We use these parameters to create two dataframes:

  1. pred_shp = The prediction spatial dataframe where we add all our predictions. Note that here, we only predict at the 80200 grids with buildings to speed up computation (but one could predict at all points as well).
  2. field_sample_shp = The field spatial dataframe (i.e. the training dataframe) that contains the subset of 100 grids at the location of the field surveys.

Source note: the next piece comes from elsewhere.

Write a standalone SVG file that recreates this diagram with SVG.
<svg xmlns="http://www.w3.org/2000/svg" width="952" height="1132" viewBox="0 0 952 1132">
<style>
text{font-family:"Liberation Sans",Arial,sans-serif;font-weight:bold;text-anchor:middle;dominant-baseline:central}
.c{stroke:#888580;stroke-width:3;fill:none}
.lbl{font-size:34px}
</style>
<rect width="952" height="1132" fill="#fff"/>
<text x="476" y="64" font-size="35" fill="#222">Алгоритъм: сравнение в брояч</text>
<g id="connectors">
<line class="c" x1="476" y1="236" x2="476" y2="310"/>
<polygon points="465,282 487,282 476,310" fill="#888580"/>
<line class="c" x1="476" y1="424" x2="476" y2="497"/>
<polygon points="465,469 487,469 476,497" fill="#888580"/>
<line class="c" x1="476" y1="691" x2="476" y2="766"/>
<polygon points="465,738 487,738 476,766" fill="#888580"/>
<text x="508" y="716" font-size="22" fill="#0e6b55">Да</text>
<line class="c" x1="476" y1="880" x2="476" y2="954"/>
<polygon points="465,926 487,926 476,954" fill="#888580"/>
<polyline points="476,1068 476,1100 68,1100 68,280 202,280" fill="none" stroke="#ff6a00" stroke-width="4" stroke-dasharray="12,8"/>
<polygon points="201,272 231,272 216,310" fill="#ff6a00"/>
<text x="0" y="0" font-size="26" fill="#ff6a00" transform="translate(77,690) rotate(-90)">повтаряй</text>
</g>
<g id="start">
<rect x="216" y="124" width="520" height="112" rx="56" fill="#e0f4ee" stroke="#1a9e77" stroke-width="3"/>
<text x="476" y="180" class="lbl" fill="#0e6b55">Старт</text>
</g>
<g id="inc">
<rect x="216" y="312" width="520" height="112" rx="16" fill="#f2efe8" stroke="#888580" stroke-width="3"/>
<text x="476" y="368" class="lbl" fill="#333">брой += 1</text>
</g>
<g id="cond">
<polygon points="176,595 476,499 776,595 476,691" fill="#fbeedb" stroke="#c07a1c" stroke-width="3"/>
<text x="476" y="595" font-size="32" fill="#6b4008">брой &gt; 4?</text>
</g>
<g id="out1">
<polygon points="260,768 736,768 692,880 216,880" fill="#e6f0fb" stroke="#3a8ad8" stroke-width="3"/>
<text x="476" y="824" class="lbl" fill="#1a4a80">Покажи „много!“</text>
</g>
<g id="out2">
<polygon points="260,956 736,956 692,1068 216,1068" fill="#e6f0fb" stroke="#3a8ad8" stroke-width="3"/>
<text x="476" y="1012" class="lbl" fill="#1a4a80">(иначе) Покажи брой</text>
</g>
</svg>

Here, we also perform a normal score transformation (NST) of the secondary data variables using nscore.

2.2 Exploring the data

As a summary, we will be using the following 100 grids for training our model:

Ideally, we would like to see a relationship between our target variable, GT_mnDG and the secondary variables. We would also want our field survey sample to decently match the distributions from the data from all locations. We can verify this using the following correlation matrix.